Let’s just glance through above diagram to know the basic understanding of export lifecycle before we head towards the core part of this write-up.
Right from the process of execution of sale deed through shipment, insurance etc upto the delivery of goods to the doorstep of the importer under Letter of credit payment mechanism seems to be more complex and highly manual system. As a result, a few shortcomings are spotted out in this mechanism and so is the similar challenges appear in other modes of trade finance, such as collections, open account, and advance payment systems. A few are listed below:
- Lack of securities and collaterals
- The absence of counterparty willing to offer financing alternatives outside the banking system
- Cost-centric
- Learner experience difficulty
- Complex presentation
Impact of blockchain on trade finance: Trade finance is an activity that has been around for a while, but has not seen much innovation in that time. In fact, it is still a largely paper-based business. This makes it more error-prone, time-consuming and fraud-sensitive than it could be.
Blockchain has the potential to change this. It provides an efficient and secure way of quickly settling trade transactions. This brings down costs, lowers operational complexity, reduces risk and lowers working capital needs. The cryptographic security underlying blockchain technology enables information immutability and credibility. The distributed ledger architecture provides transaction transparency, simplicity, and traceability (refer above diagram).

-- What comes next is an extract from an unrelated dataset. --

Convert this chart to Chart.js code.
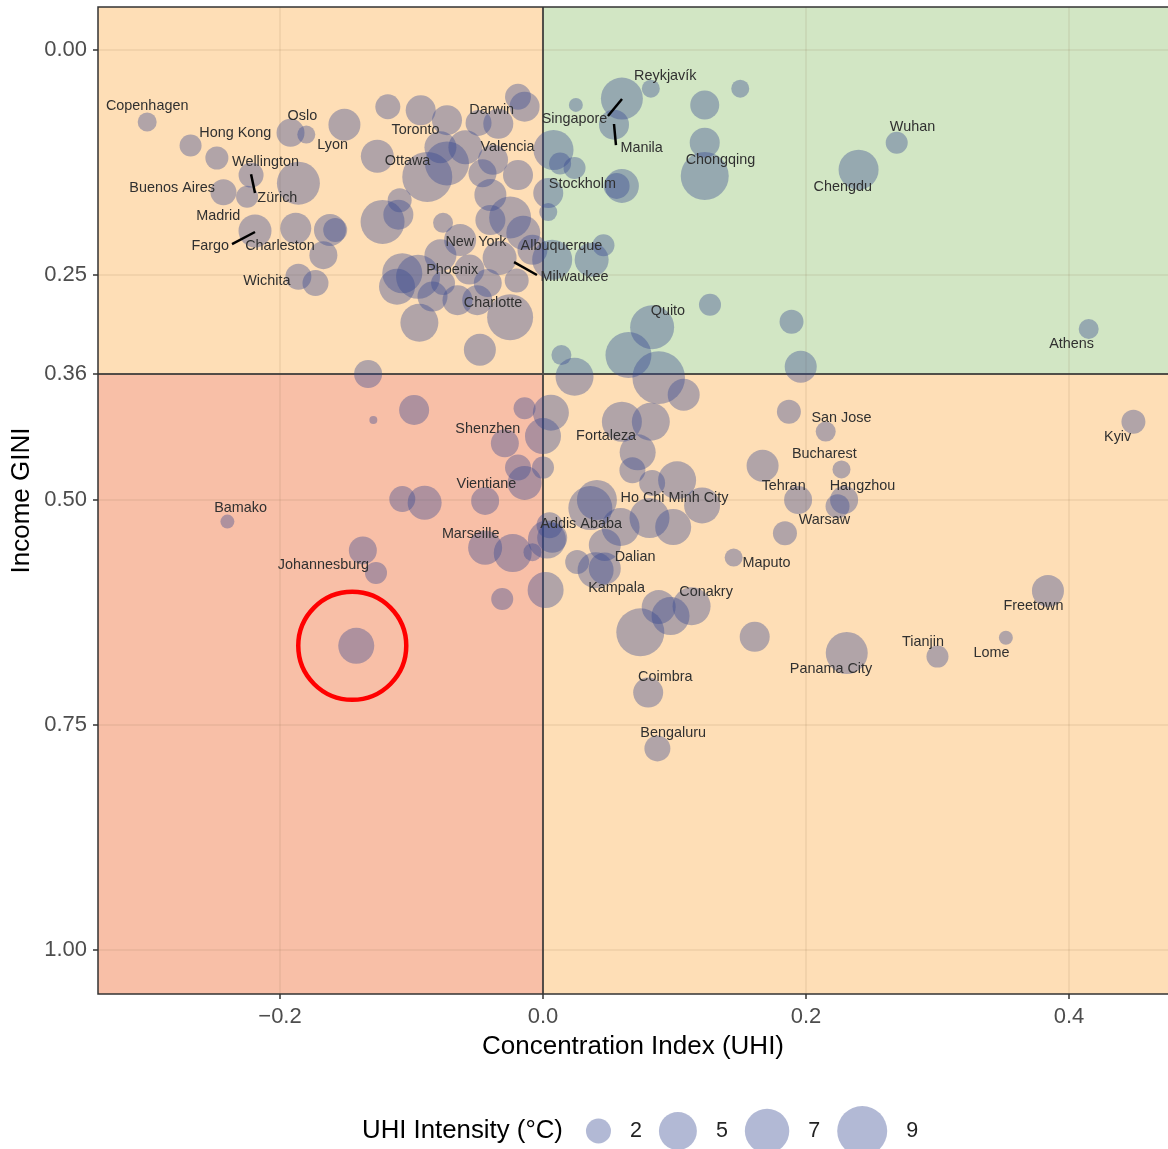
<!DOCTYPE html>
<html><head><meta charset="utf-8">
<script src="https://cdn.jsdelivr.net/npm/chart.js@4.4.1/dist/chart.umd.min.js"></script>
<style>html,body{margin:0;padding:0;background:#fff;overflow:hidden}#wrap{width:1168px;height:1149px;position:relative}</style>
</head><body><div id="wrap"><canvas id="c" width="1168" height="1149"></canvas></div>
<script>
// ---- data ----
const cityX = [-0.301,-0.268,-0.248,-0.243,-0.222,-0.225,-0.219,-0.192,-0.180,-0.151,
 -0.186,-0.188,-0.167,-0.162,-0.158,-0.186,-0.173,-0.126,-0.118,-0.093,
 -0.073,-0.049,-0.034,-0.019,-0.014,-0.078,-0.088,-0.073,-0.059,-0.038,
 -0.046,-0.019,-0.025,-0.122,-0.110,-0.109,-0.076,-0.063,-0.040,-0.015,
 -0.033,-0.107,-0.095,-0.111,-0.084,-0.094,-0.065,-0.050,-0.025,-0.048,
 -0.133,-0.076,-0.020,-0.008,-0.040,-0.078,-0.056,-0.042,
 0.060,0.082,0.025,0.054,0.123,0.150,0.123,0.123,0.060,0.056,
 0.008,0.013,0.024,0.004,0.004,0.046,0.037,0.007,0.269,0.240,
 0.415,0.189,0.196,0.083,0.127,0.065,0.014,0.024,
 -0.098,-0.129,-0.014,0.006,0.000,-0.029,-0.019,0.000,-0.014,-0.107,
 -0.090,-0.044,0.005,0.003,-0.044,-0.023,-0.008,-0.137,-0.127,0.002,
 -0.031,-0.240,-0.142,
 0.088,0.107,0.060,0.082,0.072,0.068,0.083,0.102,0.121,0.041,
 0.036,0.081,0.099,0.059,0.007,0.047,0.026,0.047,0.040,0.187,
 0.167,0.184,0.145,0.215,0.449,0.227,0.194,0.229,0.224,0.384,
 0.352,0.300,0.231,0.161,0.088,0.097,0.113,0.074,0.080,0.087];
const giniY = [0.080,0.106,0.120,0.158,0.139,0.163,0.201,0.092,0.094,0.083,
 0.148,0.198,0.228,0.200,0.200,0.252,0.259,0.118,0.063,0.067,
 0.078,0.081,0.082,0.052,0.063,0.108,0.141,0.126,0.108,0.122,
 0.137,0.139,0.186,0.191,0.183,0.167,0.192,0.211,0.189,0.203,
 0.231,0.248,0.252,0.263,0.274,0.303,0.278,0.278,0.297,0.333,
 0.360,0.259,0.256,0.222,0.161,0.228,0.244,0.259,
 0.054,0.043,0.061,0.083,0.061,0.043,0.103,0.140,0.151,0.151,
 0.111,0.126,0.131,0.159,0.180,0.217,0.233,0.233,0.103,0.133,
 0.310,0.302,0.352,0.308,0.283,0.339,0.339,0.363,
 0.400,0.411,0.398,0.403,0.429,0.437,0.464,0.464,0.481,0.499,
 0.503,0.501,0.528,0.544,0.553,0.559,0.558,0.556,0.581,0.600,
 0.610,0.524,0.662,
 0.364,0.383,0.413,0.413,0.447,0.467,0.481,0.478,0.506,0.500,
 0.509,0.520,0.530,0.530,0.542,0.550,0.569,0.576,0.578,0.402,
 0.462,0.537,0.564,0.424,0.413,0.466,0.500,0.500,0.507,0.601,
 0.653,0.674,0.670,0.652,0.619,0.629,0.618,0.647,0.714,0.776];
const uhiIntensity = [1.07,1.50,1.66,2.18,2.00,1.50,3.69,2.57,0.94,3.45,
 6.53,3.22,2.57,3.45,1.82,2.18,2.18,3.69,2.00,3.00,
 3.00,2.18,3.00,2.18,3.00,3.45,9.00,6.86,3.94,3.00,
 2.57,3.00,6.21,6.86,3.00,1.82,1.20,3.45,3.00,3.94,
 3.94,5.60,6.86,4.46,3.00,5.01,3.00,3.00,7.54,3.45,
 2.57,1.82,1.82,3.00,3.45,3.45,3.00,2.57,
 6.21,0.94,0.51,3.00,2.78,0.94,3.00,8.25,3.94,2.18,
 5.60,1.50,1.50,3.00,0.94,1.50,3.94,5.60,1.50,5.60,
 1.20,1.82,3.45,6.86,1.50,7.54,1.20,5.01,
 3.00,0.11,1.50,4.46,4.46,2.57,2.18,1.50,3.94,2.18,
 3.94,2.57,2.18,5.01,3.94,5.01,0.94,2.57,1.50,4.46,
 1.50,0.51,4.46,
 10.0,3.45,5.60,5.01,4.46,2.18,2.18,5.01,4.46,5.60,
 6.86,5.60,4.46,5.01,3.00,3.45,1.82,3.45,4.46,1.82,
 3.45,1.82,0.94,1.20,1.82,0.94,2.57,2.57,1.82,3.45,
 0.51,1.50,6.21,3.00,3.94,5.01,5.01,8.25,3.00,2.18];
const highlightIndex = 108;

const labelNames = ["Copenhagen","Hong Kong","Oslo","Lyon","Wellington","Buenos Aires","Zürich","Madrid","Fargo","Charleston","Wichita",
 "Toronto","Ottawa","Darwin","Valencia","Singapore","Reykjavík","Manila","Chongqing","Wuhan","Chengdu","Stockholm",
 "New York","Albuquerque","Phoenix","Milwaukee","Charlotte","Quito","Athens","San Jose","Kyiv","Shenzhen","Fortaleza",
 "Bucharest","Tehran","Hangzhou","Vientiane","Ho Chi Minh City","Bamako","Warsaw","Addis Ababa","Marseille","Dalian",
 "Johannesburg","Maputo","Kampala","Conakry","Freetown","Tianjin","Lome","Panama City","Coimbra","Bengaluru"];
const labelX = [-0.301,-0.234,-0.183,-0.160,-0.211,-0.282,-0.202,-0.247,-0.253,-0.200,-0.210,
 -0.097,-0.103,-0.039,-0.027,0.024,0.093,0.075,0.135,0.281,0.228,0.030,
 -0.051,0.014,-0.069,0.024,-0.038,0.095,0.402,0.227,0.437,-0.042,0.048,
 0.214,0.183,0.243,-0.043,0.100,-0.230,0.214,0.029,-0.055,0.070,
 -0.167,0.170,0.056,0.124,0.373,0.289,0.341,0.219,0.093,0.099];
const labelY = [0.062,0.092,0.073,0.106,0.124,0.153,0.164,0.184,0.218,0.218,0.257,
 0.089,0.123,0.067,0.108,0.077,0.029,0.109,0.122,0.086,0.152,0.149,
 0.213,0.218,0.244,0.252,0.281,0.290,0.327,0.409,0.430,0.421,0.429,
 0.449,0.484,0.484,0.482,0.498,0.509,0.522,0.527,0.538,0.563,
 0.572,0.570,0.598,0.602,0.618,0.658,0.670,0.688,0.697,0.759];
// leader segments: [x1, y1, x2, y2]
const leaderLines = [[-0.222,0.138,-0.219,0.159],[-0.2365,0.2156,-0.219,0.2022],[-0.022,0.2356,-0.0046,0.250],
 [0.0494,0.0733,0.0601,0.0544],[0.054,0.0822,0.0555,0.1056]];

const xTicks = [-0.2, 0.0, 0.2, 0.4];
const yTicks = [0.00, 0.25, 0.36, 0.50, 0.75, 1.00];
const legendValues = [2, 5, 7, 9];
const giniThreshold = 0.36;
const ciThreshold = 0.0;

// ---- styles ----
const FONT = '"Liberation Sans", Arial, sans-serif';
const bubbleFill = 'rgba(52,72,145,0.38)';
const radiusFor = v => 1.36 + 7.88 * Math.sqrt(v);

const points = cityX.map((x, i) => ({x: x, y: giniY[i], r: radiusFor(uhiIntensity[i])}));

const deco = {
  id: 'deco',
  beforeDraw(chart) {
    const {ctx, chartArea: a, scales: {x, y}} = chart;
    const x0 = x.getPixelForValue(ciThreshold), y0 = y.getPixelForValue(giniThreshold);
    ctx.save();
    ctx.fillStyle = '#FEDEB6'; ctx.fillRect(a.left, a.top, x0 - a.left, y0 - a.top);
    ctx.fillStyle = '#D2E6C4'; ctx.fillRect(x0, a.top, a.right - x0, y0 - a.top);
    ctx.fillStyle = '#F8BFA7'; ctx.fillRect(a.left, y0, x0 - a.left, a.bottom - y0);
    ctx.fillStyle = '#FEDEB6'; ctx.fillRect(x0, y0, a.right - x0, a.bottom - y0);
    ctx.restore();
  },
  beforeDatasetsDraw(chart) {
    const {ctx, chartArea: a, scales: {x, y}} = chart;
    const x0 = x.getPixelForValue(ciThreshold), y0 = y.getPixelForValue(giniThreshold);
    ctx.save();
    ctx.strokeStyle = 'rgba(55,55,55,0.85)'; ctx.lineWidth = 2;
    ctx.beginPath(); ctx.moveTo(x0, a.top); ctx.lineTo(x0, a.bottom);
    ctx.moveTo(a.left, y0); ctx.lineTo(a.right, y0); ctx.stroke();
    ctx.restore();
  },
  afterDatasetsDraw(chart) {
    const {ctx, chartArea: a, scales: {x, y}} = chart;
    ctx.save();
    const hx = x.getPixelForValue(cityX[highlightIndex]) - 4, hy = y.getPixelForValue(giniY[highlightIndex]);
    ctx.strokeStyle = '#FF0000'; ctx.lineWidth = 4.5;
    ctx.beginPath(); ctx.arc(hx, hy, 54, 0, Math.PI * 2); ctx.stroke();
    ctx.strokeStyle = '#000'; ctx.lineWidth = 2.5; ctx.lineCap = 'butt';
    leaderLines.forEach(s => {
      ctx.beginPath();
      ctx.moveTo(x.getPixelForValue(s[0]), y.getPixelForValue(s[1]));
      ctx.lineTo(x.getPixelForValue(s[2]), y.getPixelForValue(s[3]));
      ctx.stroke();
    });
    ctx.fillStyle = '#303030'; ctx.font = '14.4px ' + FONT;
    ctx.textAlign = 'center'; ctx.textBaseline = 'middle';
    labelNames.forEach((n, i) => ctx.fillText(n, x.getPixelForValue(labelX[i]), y.getPixelForValue(labelY[i])));
    ctx.strokeStyle = '#333'; ctx.lineWidth = 1.5;
    ctx.strokeRect(a.left, a.top, a.right - a.left + 2, a.bottom - a.top);
    ctx.restore();
  },
  afterDraw(chart) {
    const ctx = chart.ctx;
    ctx.save();
    const cy = 1131;
    ctx.textBaseline = 'middle'; ctx.textAlign = 'left';
    ctx.fillStyle = '#000'; ctx.font = '25.8px ' + FONT;
    const title = 'UHI Intensity (°C)';
    ctx.fillText(title, 362, cy);
    let cur = 362 + ctx.measureText(title).width + 23;
    ctx.font = '21.5px ' + FONT;
    legendValues.forEach(v => {
      const r = radiusFor(v);
      const cx = cur + r;
      ctx.fillStyle = bubbleFill;
      ctx.beginPath(); ctx.arc(cx, cy, r, 0, Math.PI * 2); ctx.fill();
      const lx = cx + r + 19;
      ctx.fillStyle = '#222';
      ctx.fillText(String(v), lx, cy);
      cur = lx + ctx.measureText(String(v)).width + 17;
    });
    ctx.restore();
  }
};

new Chart(document.getElementById('c'), {
  type: 'bubble',
  data: {datasets: [{data: points, backgroundColor: bubbleFill, borderWidth: 0, hoverRadius: 0}]},
  options: {
    responsive: false, devicePixelRatio: 1, animation: false, events: [],
    layout: {autoPadding: false, padding: {left: 0, right: 0, top: 7, bottom: 87}},
    plugins: {legend: {display: false}, tooltip: {enabled: false}},
    scales: {
      x: {
        type: 'linear', min: -0.3384, max: 0.4753,
        afterBuildTicks: s => { s.ticks = xTicks.map(v => ({value: v})); },
        afterFit: s => { s.height = 68; s.paddingLeft = 0; s.paddingRight = 0; },
        ticks: {font: {size: 22, family: FONT}, color: '#4d4d4d', padding: 5,
          callback: v => v === 0 ? '0.0' : (v < 0 ? '\u2212' : '') + Math.abs(v).toFixed(1)},
        grid: {color: 'rgba(140,110,70,0.10)', lineWidth: 2, tickLength: 5, tickColor: '#333', tickWidth: 1.5},
        border: {display: false},
        title: {display: true, text: 'Concentration Index (UHI)', font: {size: 26, family: FONT}, color: '#000', padding: {top: 0, bottom: 0}}
      },
      y: {
        type: 'linear', reverse: true, min: -0.0478, max: 1.0489,
        afterBuildTicks: s => { s.ticks = yTicks.map(v => ({value: v})); },
        afterFit: s => { s.width = 98; s.paddingTop = 0; s.paddingBottom = 0; },
        ticks: {font: {size: 22, family: FONT}, color: '#4d4d4d', padding: 6,
          callback: v => Number(v).toFixed(2)},
        grid: {color: 'rgba(140,110,70,0.10)', lineWidth: 2, tickLength: 5, tickColor: '#333', tickWidth: 1.5},
        border: {display: false},
        title: {display: true, text: 'Income GINI', font: {size: 26, family: FONT}, color: '#000', padding: {top: 6, bottom: 0}}
      }
    }
  },
  plugins: [deco]
});
</script></body></html>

Although Blockchain can have a large impact on the way transactions and ownership are recorded, it is important to note that there are actually two types of blockchains: public and private blockchains. On a public blockchain, all parties engage with each other directly on a peer-to-peer basis and there is no intermediary. There are also no barriers to entry to a public blockchain. On the other hand, private blockchains do have barriers to entry and a ‘gatekeeper’ who governs the access to the blockchain.
Public blockchains are more resilient to cyber-attacks, but for many networks, the lack of privacy is a real issue. We hence expect that most of the near-future applications of Blockchain relevant to trading will be either private blockchains or a mix of both private and public blockchains. When discussing the implication of Blockchain below, we describe the effects of private blockchains on which all parties to a trade are present (e.g. traders, banks, shipping firms and warehouse operators).
Microsoft Corporation and Bank of America Merrill Lynch announced a partnership in 2016 on blockchain technology as the software giant continues to expand the scope of its ‘Blockchain as a Service’ (BaaS) platform for its Azure clients. In an announcement at the annual SWIFT-organized Sibos conference, the duos emphasized their objective to revitalize the trade finance gamut which is currently highly manual, time-consuming and costly processes.
Microsoft and BOA would build and test technology, create frameworks, and establish best practices for blockchain-powered exchanges between businesses and their customers and banks, according to a press release.